I watched "Question Time " last night and at the end of the 90 minute programme, my opinion, that the politics of the traditional parties of this country has become nothing more than a patronising appeal for votes, was vindicated. Moreover, even at the last live televised exchange, the "Party leaders" could not bring themselves to depart from the negative "don't vote for him" rhetoric that has plagued this campaign (and many others before, it just happens that this was the worst one) from day 1. At one point, a member of the audience, clearly exasperated by the endless negativity from the parties asked why the candidates would not explain what they were going to do and why people should vote for them, rather than trying to rubbish the others. I know how she felt.
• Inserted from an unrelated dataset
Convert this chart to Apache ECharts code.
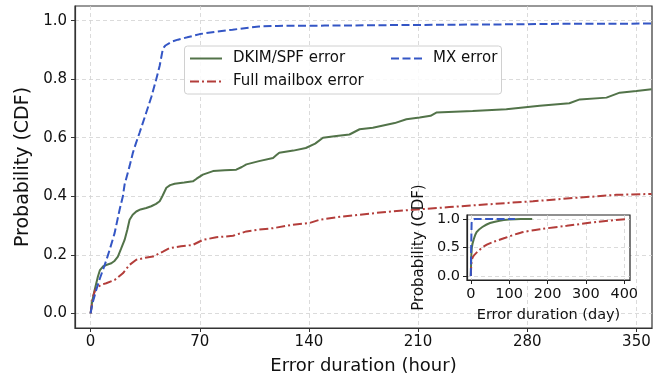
<!DOCTYPE html>
<html>
<head>
<meta charset="utf-8">
<script src="https://cdn.jsdelivr.net/npm/echarts@6/dist/echarts.min.js"></script>
<style>html,body{margin:0;padding:0;background:#fff;}#c{width:660px;height:378px;}</style>
</head>
<body>
<div id="c"></div>
<script>
// ---- Main chart data (hours) ----
const mainXTicks = [0, 70, 140, 210, 280, 350];
const mainYTicks = [0, 0.2, 0.4, 0.6, 0.8, 1.0];
const seriesNames = ['DKIM/SPF error', 'Full mailbox error', 'MX error'];

const dkimHours = [0,1,2.6,4.7,6,7.9,10,13.3,15.5,17.5,19.5,21.8,23.5,25,27,29.3,32,35.7,38.9,42,44.3,46,48.6,51,53.9,60,65.6,68,72,78.5,86,93.4,97,99.9,108,117,119,121,130,138,144,149,157.6,166,172.5,181,195,202.5,211,218,221.7,245,266.6,288,307,313.7,330.8,339.3,350,359.7];
const dkimCdf   = [0,0.04,0.08,0.126,0.148,0.16,0.165,0.171,0.18,0.194,0.22,0.251,0.285,0.32,0.337,0.348,0.355,0.36,0.366,0.374,0.383,0.40,0.429,0.438,0.443,0.447,0.451,0.46,0.474,0.486,0.489,0.491,0.50,0.509,0.52,0.531,0.54,0.549,0.556,0.565,0.58,0.60,0.606,0.611,0.629,0.634,0.65,0.663,0.669,0.675,0.686,0.691,0.697,0.709,0.718,0.731,0.737,0.754,0.76,0.766];

const fullHours = [0,1.5,3,4.7,7,10,15.4,20.7,25,29.3,35,40,46.4,50.7,58,65.6,72,80.6,91.3,99.9,108,117,129.8,140.5,147,160,172.5,190,206.8,230,266.6,283.7,309.4,325,337.2,359.7];
const fullCdf   = [0,0.057,0.08,0.091,0.098,0.103,0.114,0.137,0.166,0.183,0.19,0.194,0.211,0.223,0.229,0.234,0.251,0.26,0.265,0.28,0.286,0.291,0.303,0.309,0.32,0.33,0.337,0.347,0.354,0.363,0.377,0.383,0.394,0.40,0.405,0.408];

const mxHours = [0,1,3.6,6,7.9,10,12.2,15.4,18.6,20.7,21.8,25,27.2,29,31.4,35.7,39,42.1,44.3,46.4,48,52,56,62,70,80,91,100,108,120,150,200,260,300,360];
const mxCdf   = [0,0.03,0.08,0.12,0.148,0.18,0.217,0.274,0.354,0.40,0.44,0.503,0.55,0.58,0.617,0.686,0.74,0.80,0.846,0.905,0.915,0.928,0.935,0.943,0.954,0.962,0.969,0.975,0.98,0.982,0.983,0.985,0.987,0.989,0.99];

// ---- Inset data (days) ----
const insetXTicks = [0, 100, 200, 300, 400];
const insetYTicks = [0, 0.5, 1.0];
const dkimDays = [0,1,2,4,7,15,30,50,75,100,130,160];
const dkimDayCdf = [0,0.3,0.45,0.55,0.63,0.77,0.86,0.93,0.97,0.99,1.0,1.0];
const fullDays = [0,0.5,1,2,5,15,36,60,90,130,180,250,330,410];
const fullDayCdf = [0,0.1,0.17,0.25,0.33,0.41,0.53,0.6,0.67,0.76,0.82,0.88,0.95,1.0];
const mxDays = [0,0.5,1,2,4,10,115];
const mxDayCdf = [0,0.3,0.55,0.93,0.98,1.0,1.0];

const zip = (xs, ys) => xs.map((x, i) => [x, ys[i]]);

const COLORS = { dkim: '#527349', full: '#b33d3a', mx: '#3456c5' };
const FONT = 'DejaVu Sans';
const TXT = '#111';
const gridLine = { show: true, lineStyle: { color: '#d2d2d2', width: 0.8, type: [4, 3] } };

const chart = echarts.init(document.getElementById('c'), null, { renderer: 'canvas' });

const option = {
  animation: false,
  backgroundColor: '#fff',
  textStyle: { fontFamily: FONT },
  grid: [
    { left: 75, top: 6, width: 577, height: 322, show: true, borderColor: '#333', borderWidth: 1.2, backgroundColor: 'transparent', outerBoundsMode: 'none', containLabel: false },
    { left: 467, top: 215, width: 163, height: 65, show: true, borderColor: '#222', borderWidth: 1.2, backgroundColor: '#fff', z: 10, outerBoundsMode: 'none', containLabel: false }
  ],
  xAxis: [
    {
      gridIndex: 0, type: 'value', min: -10, max: 360,
      axisLine: { show: true, onZero: false, lineStyle: { color: '#333', width: 1.2 } },
      axisTick: { show: true, customValues: mainXTicks, length: 4, lineStyle: { color: '#333' } },
      axisLabel: { customValues: mainXTicks, fontSize: 15, color: TXT, margin: 7, fontFamily: FONT },
      splitLine: gridLine,
      name: 'Error duration (hour)', nameLocation: 'middle', nameGap: 29,
      nameTextStyle: { fontSize: 18, color: TXT, fontFamily: FONT }
    },
    {
      gridIndex: 1, type: 'value', min: -10, max: 415, z: 11,
      axisLine: { show: true, onZero: false, lineStyle: { color: '#222', width: 1.2 } },
      axisTick: { show: true, customValues: insetXTicks, length: 4, lineStyle: { color: '#222' } },
      axisLabel: { customValues: insetXTicks, fontSize: 14.5, color: TXT, margin: 7, fontFamily: FONT },
      splitLine: gridLine,
      name: 'Error duration (day)', nameLocation: 'middle', nameGap: 28,
      nameTextStyle: { fontSize: 14.5, color: TXT, fontFamily: FONT }
    }
  ],
  yAxis: [
    {
      gridIndex: 0, type: 'value', min: -0.05, max: 1.05,
      axisLine: { show: true, onZero: false, lineStyle: { color: '#333', width: 1.2 } },
      axisTick: { show: true, customValues: mainYTicks, length: 4, lineStyle: { color: '#333' } },
      axisLabel: { customValues: mainYTicks, fontSize: 15, color: TXT, margin: 8, fontFamily: FONT, formatter: v => v.toFixed(1) },
      splitLine: gridLine,
      name: 'Probability (CDF)', nameLocation: 'middle', nameGap: 39,
      nameTextStyle: { fontSize: 19, color: TXT, fontFamily: FONT }
    },
    {
      gridIndex: 1, type: 'value', min: -0.07, max: 1.07, z: 11,
      axisLine: { show: true, onZero: false, lineStyle: { color: '#222', width: 1.2 } },
      axisTick: { show: true, customValues: insetYTicks, length: 4, lineStyle: { color: '#222' } },
      axisLabel: { customValues: insetYTicks, fontSize: 14.5, color: TXT, margin: 7, fontFamily: FONT, formatter: v => v.toFixed(1) },
      splitLine: gridLine,
      name: 'Probability (CDF)', nameLocation: 'middle', nameGap: 40,
      nameTextStyle: { fontSize: 15, color: TXT, fontFamily: FONT }
    }
  ],
  graphic: [
    { type: 'rect', left: 184, top: 45.5, z: 20,
      shape: { width: 317, height: 48, r: 3 },
      style: { fill: 'rgba(255,255,255,0.85)', stroke: '#d0d0d0', lineWidth: 1 } }
  ],
  legend: [
    { data: [seriesNames[0], seriesNames[1]], orient: 'vertical', left: 189, top: 51, z: 21, padding: 0,
      itemWidth: 32, itemHeight: 14, itemGap: 8, itemStyle: { opacity: 0 },
      textStyle: { fontSize: 15, color: TXT, fontFamily: FONT, padding: [0, 0, 0, 6] } },
    { data: [seriesNames[2]], orient: 'vertical', left: 390, top: 51, z: 21, padding: 0,
      itemWidth: 31, itemHeight: 14, itemGap: 8, itemStyle: { opacity: 0 },
      textStyle: { fontSize: 15, color: TXT, fontFamily: FONT, padding: [0, 0, 0, 6] } }
  ],
  series: [
    { name: seriesNames[0], type: 'line', xAxisIndex: 0, yAxisIndex: 0, data: zip(dkimHours, dkimCdf),
      symbol: 'none', showSymbol: false, color: COLORS.dkim, lineStyle: { color: COLORS.dkim, width: 2, type: 'solid' }, z: 3 },
    { name: seriesNames[1], type: 'line', xAxisIndex: 0, yAxisIndex: 0, data: zip(fullHours, fullCdf),
      symbol: 'none', showSymbol: false, color: COLORS.full, lineStyle: { color: COLORS.full, width: 2, type: [9, 3, 2, 3] }, z: 3 },
    { name: seriesNames[2], type: 'line', xAxisIndex: 0, yAxisIndex: 0, data: zip(mxHours, mxCdf),
      symbol: 'none', showSymbol: false, color: COLORS.mx, lineStyle: { color: COLORS.mx, width: 2, type: [8, 3.5] }, z: 3 },
    { name: 'inset-dkim', type: 'line', xAxisIndex: 1, yAxisIndex: 1, data: zip(dkimDays, dkimDayCdf), smooth: 0.3,
      symbol: 'none', showSymbol: false, lineStyle: { color: COLORS.dkim, width: 2, type: 'solid' }, z: 12 },
    { name: 'inset-full', type: 'line', xAxisIndex: 1, yAxisIndex: 1, data: zip(fullDays, fullDayCdf), smooth: 0.3,
      symbol: 'none', showSymbol: false, lineStyle: { color: COLORS.full, width: 2, type: [9, 3, 2, 3] }, z: 12 },
    { name: 'inset-mx', type: 'line', xAxisIndex: 1, yAxisIndex: 1, data: zip(mxDays, mxDayCdf),
      symbol: 'none', showSymbol: false, lineStyle: { color: COLORS.mx, width: 2, type: [8, 3.5] }, z: 12 }
  ]
};
chart.setOption(option);
</script>
</body>
</html>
How many times is it possible within a space of 28 minutes to repeat the phrase "Having to fix the economic mess that we inherited"? (As if it had not been repeated enough over the last 5 years). How many times can someone say "Reduce the deficit and balance the books" without saying how? Even the last "leader", during his 28 minutes continued the negative don't vote for him because of the possible combination of coalition partners. He clearly still has this delusional vision of the Liberal Democrats being in a position of retaining their cabinet positions, ministerial cars, inflated salaries and the associated kudos of office, albeit in a reshuffled format.
It seemed as if all three of them, in their almost desperate bid to dismiss the others had rejected the idea that a party can form a government from a minority position, without any form of coalition, formal or otherwise, and proceed on a vote by vote basis.
It seemed as though they had also by accident or design, overlooked the fact that the British people (apart from a few in the selected audience of 25% support for each and 25% for the others) are affronted by the constant patronising from career politicians followed by apparent indifference shown towards ordinary people between elections.

One of these two will probably be the next PM. Britain deserves better.

It was a poor programme with poor participants.
Who won the exchanges? You may take your pick of one from three, depending on which if any of their parties you may happen to support. That is what the media, social, press or television seem to have done.
The point however is did "Question Time" have any impact on voting intentions?